**Instruction**
Return all lines below containing the word "with".

**Recorded information**
----
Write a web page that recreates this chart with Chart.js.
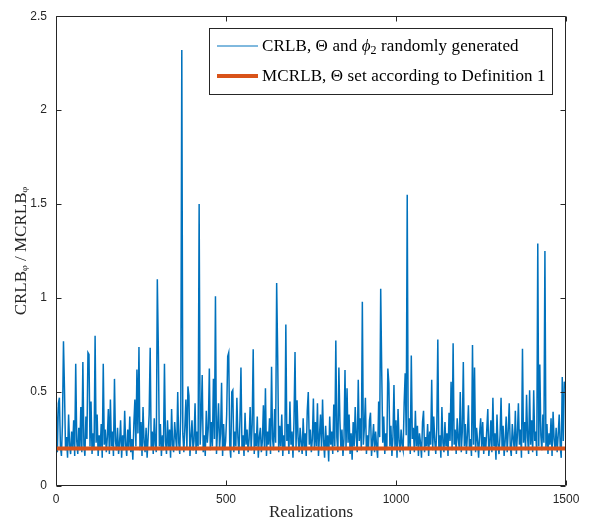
----
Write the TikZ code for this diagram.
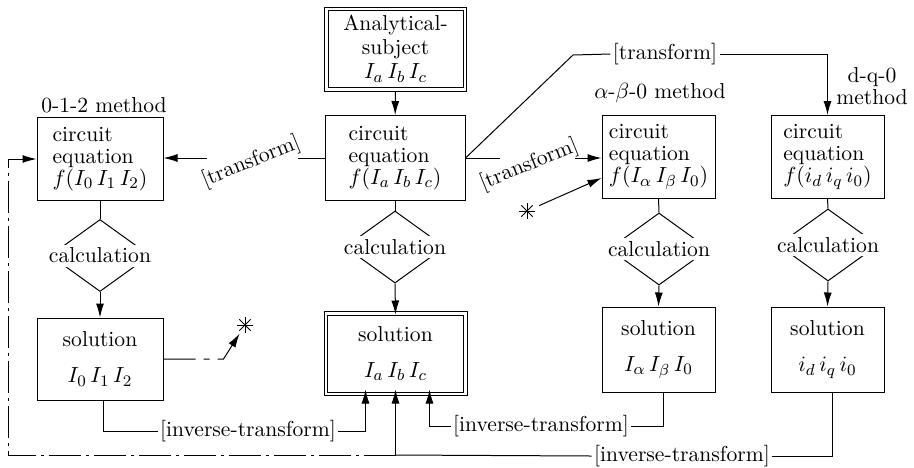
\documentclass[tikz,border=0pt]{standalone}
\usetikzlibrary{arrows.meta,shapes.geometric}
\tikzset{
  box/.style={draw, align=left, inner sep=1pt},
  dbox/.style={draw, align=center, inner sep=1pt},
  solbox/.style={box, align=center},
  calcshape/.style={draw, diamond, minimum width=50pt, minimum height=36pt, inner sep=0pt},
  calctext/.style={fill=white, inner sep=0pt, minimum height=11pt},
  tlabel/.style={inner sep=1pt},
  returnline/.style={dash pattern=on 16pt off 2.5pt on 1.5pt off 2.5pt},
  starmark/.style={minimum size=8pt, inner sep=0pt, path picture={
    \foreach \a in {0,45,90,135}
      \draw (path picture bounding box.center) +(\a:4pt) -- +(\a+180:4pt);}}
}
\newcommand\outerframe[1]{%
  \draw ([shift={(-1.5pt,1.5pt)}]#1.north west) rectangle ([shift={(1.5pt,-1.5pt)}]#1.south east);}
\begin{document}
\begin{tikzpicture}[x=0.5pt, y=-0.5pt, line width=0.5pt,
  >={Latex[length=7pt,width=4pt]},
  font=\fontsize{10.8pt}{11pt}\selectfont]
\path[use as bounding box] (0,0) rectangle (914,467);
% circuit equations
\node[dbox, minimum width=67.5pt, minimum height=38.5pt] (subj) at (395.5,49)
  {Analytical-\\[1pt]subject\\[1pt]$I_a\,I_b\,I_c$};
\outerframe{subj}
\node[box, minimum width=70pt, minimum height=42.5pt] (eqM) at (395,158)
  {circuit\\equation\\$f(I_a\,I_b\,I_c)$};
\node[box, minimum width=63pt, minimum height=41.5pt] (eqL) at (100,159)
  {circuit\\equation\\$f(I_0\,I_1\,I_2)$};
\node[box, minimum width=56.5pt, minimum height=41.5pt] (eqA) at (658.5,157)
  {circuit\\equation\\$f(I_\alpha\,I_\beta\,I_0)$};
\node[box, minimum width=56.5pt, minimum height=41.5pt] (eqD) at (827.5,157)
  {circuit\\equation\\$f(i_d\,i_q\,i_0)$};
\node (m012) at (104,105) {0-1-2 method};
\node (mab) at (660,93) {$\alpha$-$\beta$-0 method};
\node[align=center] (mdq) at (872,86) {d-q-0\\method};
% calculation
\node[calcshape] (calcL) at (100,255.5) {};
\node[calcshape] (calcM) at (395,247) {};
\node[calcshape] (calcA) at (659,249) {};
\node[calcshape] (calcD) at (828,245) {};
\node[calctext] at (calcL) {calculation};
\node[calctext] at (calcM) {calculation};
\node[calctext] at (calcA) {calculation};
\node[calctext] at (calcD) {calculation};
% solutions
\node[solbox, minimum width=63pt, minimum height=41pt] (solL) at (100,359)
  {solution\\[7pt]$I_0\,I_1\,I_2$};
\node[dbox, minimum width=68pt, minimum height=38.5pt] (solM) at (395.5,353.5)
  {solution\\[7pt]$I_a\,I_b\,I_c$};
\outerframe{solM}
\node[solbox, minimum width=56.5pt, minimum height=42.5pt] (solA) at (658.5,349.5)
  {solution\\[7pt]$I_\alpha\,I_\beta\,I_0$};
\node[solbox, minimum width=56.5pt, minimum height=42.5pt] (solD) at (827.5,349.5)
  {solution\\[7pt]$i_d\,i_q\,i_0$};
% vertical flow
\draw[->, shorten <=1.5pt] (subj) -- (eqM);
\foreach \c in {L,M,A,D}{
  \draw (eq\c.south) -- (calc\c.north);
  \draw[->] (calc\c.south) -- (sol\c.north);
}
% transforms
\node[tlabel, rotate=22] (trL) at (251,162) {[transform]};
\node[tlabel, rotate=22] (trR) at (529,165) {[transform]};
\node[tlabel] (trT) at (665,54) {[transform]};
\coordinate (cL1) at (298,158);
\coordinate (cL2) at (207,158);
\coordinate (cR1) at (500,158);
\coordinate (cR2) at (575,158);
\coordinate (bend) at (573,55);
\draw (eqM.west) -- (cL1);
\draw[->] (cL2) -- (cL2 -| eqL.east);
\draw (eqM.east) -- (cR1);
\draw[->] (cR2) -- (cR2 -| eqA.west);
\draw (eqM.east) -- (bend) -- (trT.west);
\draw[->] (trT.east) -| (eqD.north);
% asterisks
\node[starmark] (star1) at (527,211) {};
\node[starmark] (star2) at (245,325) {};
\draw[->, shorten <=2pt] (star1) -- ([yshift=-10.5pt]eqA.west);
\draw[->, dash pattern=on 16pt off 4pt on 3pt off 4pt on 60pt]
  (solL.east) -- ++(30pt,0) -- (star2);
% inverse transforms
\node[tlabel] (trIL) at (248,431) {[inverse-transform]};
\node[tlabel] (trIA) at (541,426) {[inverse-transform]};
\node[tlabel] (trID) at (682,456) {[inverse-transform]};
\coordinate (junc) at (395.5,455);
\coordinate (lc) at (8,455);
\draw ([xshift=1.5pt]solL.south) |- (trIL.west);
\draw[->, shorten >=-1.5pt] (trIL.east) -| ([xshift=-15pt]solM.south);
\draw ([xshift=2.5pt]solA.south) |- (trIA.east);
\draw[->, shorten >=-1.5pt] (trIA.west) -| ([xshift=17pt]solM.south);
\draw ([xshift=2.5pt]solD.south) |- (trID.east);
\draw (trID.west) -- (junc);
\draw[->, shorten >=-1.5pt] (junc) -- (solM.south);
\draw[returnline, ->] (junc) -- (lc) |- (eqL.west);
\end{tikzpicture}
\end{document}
----
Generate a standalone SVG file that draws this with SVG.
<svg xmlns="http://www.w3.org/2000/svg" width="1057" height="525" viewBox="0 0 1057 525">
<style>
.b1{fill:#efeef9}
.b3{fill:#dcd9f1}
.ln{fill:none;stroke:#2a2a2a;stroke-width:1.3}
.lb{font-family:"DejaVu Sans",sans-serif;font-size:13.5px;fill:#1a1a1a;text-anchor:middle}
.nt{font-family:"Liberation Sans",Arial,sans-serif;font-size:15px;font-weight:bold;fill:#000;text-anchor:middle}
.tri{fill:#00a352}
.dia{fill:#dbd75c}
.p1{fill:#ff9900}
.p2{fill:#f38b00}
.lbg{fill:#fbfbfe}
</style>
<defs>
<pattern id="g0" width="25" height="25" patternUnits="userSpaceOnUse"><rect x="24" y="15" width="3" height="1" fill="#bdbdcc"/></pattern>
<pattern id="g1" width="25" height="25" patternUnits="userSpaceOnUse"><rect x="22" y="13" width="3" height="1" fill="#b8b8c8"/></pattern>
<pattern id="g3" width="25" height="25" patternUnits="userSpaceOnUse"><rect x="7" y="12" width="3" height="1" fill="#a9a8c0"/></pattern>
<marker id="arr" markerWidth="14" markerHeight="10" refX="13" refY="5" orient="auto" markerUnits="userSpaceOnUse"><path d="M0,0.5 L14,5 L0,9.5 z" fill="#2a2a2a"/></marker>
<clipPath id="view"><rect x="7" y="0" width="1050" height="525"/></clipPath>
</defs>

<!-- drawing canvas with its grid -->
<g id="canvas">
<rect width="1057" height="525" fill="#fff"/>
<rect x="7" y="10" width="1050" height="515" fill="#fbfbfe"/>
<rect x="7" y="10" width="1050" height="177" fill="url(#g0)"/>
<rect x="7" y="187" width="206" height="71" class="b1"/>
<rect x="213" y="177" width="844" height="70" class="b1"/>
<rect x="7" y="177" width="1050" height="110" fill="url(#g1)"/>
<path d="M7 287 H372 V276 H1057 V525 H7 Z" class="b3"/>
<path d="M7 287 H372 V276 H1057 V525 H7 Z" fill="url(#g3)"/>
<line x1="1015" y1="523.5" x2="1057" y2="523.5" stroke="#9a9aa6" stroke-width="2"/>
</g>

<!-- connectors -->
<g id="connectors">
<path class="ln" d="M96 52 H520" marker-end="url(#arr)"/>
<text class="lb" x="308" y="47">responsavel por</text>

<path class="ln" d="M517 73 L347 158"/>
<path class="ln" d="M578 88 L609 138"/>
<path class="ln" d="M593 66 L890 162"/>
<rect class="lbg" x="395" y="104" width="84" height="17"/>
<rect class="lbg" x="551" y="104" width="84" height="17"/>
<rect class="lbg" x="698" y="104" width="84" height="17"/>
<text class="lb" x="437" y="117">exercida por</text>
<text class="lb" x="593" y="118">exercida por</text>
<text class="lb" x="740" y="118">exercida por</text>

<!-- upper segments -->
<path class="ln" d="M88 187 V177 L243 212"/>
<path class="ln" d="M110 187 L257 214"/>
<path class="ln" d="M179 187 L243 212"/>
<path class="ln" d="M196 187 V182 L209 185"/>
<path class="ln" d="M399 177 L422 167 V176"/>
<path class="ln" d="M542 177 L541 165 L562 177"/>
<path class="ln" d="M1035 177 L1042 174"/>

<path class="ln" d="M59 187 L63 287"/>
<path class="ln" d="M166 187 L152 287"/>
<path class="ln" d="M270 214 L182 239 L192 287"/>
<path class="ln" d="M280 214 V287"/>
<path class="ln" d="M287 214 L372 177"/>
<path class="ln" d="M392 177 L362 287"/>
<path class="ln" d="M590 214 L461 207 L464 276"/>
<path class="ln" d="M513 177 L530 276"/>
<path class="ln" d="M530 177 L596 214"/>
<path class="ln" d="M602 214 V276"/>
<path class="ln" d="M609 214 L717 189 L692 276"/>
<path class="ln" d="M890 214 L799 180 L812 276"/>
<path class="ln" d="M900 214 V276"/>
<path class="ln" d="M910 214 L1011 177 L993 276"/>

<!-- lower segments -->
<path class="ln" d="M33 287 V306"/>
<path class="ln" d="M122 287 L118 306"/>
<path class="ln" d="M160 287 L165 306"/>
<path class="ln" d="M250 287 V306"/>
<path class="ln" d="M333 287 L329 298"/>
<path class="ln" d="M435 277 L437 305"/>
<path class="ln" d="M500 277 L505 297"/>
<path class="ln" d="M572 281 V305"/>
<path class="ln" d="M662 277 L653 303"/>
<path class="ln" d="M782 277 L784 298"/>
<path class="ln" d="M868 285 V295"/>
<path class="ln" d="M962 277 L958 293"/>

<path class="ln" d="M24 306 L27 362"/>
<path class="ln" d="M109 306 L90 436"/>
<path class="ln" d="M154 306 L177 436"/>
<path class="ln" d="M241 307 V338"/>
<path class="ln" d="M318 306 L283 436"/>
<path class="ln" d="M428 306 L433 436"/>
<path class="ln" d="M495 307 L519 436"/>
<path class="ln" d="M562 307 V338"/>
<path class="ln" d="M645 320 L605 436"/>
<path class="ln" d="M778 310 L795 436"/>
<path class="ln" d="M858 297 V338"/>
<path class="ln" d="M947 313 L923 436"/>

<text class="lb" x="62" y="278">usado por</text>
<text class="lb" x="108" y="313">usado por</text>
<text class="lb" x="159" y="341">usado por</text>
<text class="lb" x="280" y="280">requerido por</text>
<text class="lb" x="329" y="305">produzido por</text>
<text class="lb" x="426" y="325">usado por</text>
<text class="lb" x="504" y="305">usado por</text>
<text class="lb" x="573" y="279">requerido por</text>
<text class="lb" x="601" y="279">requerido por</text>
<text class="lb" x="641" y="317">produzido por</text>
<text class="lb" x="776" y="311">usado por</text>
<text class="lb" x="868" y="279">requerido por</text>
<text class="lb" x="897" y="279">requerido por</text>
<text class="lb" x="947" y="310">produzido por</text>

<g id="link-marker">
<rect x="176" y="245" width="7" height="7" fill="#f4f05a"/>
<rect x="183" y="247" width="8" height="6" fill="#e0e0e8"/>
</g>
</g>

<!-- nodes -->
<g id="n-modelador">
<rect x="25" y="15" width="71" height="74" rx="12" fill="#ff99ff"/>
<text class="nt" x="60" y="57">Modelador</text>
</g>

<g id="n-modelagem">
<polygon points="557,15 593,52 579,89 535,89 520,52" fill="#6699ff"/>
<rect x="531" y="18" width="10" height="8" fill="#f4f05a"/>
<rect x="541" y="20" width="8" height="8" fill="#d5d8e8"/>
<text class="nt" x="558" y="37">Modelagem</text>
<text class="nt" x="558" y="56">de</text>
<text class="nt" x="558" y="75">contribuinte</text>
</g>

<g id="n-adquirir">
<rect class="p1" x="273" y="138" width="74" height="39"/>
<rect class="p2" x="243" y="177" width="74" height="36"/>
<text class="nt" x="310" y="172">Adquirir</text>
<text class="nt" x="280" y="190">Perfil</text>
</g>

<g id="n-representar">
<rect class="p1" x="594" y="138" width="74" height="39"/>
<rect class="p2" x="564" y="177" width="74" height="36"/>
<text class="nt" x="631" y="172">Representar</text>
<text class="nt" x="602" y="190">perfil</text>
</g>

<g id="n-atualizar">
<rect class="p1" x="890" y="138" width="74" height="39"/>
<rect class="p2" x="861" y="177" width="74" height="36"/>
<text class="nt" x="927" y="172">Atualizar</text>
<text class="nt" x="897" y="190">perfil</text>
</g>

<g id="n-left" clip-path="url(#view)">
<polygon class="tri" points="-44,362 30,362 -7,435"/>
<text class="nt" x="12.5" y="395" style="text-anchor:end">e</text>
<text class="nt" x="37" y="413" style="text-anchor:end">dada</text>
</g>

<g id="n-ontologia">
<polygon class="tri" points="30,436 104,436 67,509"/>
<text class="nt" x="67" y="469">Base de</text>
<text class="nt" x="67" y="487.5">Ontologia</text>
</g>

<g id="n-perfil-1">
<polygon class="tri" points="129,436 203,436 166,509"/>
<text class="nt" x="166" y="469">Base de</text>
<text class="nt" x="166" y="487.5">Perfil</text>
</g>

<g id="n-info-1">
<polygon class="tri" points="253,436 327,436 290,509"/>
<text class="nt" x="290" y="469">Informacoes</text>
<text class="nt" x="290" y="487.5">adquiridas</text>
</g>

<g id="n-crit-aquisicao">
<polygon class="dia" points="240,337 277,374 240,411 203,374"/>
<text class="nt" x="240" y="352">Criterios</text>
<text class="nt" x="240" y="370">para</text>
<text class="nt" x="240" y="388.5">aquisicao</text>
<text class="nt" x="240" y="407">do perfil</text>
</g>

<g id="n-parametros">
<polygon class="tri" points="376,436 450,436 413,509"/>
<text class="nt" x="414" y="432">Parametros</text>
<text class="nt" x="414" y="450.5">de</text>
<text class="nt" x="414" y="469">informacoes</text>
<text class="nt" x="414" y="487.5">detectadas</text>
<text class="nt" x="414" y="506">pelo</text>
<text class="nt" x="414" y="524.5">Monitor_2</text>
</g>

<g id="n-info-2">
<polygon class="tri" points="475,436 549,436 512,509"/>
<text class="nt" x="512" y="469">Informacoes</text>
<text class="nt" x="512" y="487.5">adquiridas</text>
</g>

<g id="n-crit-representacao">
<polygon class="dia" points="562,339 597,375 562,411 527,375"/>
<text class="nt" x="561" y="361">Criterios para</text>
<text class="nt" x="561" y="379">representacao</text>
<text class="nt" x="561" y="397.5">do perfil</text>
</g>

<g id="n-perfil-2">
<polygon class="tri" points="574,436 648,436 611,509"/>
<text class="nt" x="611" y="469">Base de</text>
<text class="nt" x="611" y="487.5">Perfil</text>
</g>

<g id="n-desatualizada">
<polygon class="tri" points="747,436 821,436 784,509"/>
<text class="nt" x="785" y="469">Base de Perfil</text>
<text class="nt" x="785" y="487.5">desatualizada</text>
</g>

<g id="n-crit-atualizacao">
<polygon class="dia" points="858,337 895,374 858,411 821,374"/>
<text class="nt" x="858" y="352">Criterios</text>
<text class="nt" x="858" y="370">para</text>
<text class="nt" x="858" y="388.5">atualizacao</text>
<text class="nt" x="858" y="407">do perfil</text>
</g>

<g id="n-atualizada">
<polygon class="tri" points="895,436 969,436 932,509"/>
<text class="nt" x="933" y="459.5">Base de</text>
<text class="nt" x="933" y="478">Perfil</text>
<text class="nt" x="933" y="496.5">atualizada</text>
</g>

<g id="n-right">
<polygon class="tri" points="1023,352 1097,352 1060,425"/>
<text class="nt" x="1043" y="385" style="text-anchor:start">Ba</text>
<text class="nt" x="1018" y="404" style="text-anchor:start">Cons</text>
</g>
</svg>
----
**Correct response**
Write a web page that recreates this chart with Chart.js.
Generate a standalone SVG file that draws this with SVG.
<!-- drawing canvas with its grid -->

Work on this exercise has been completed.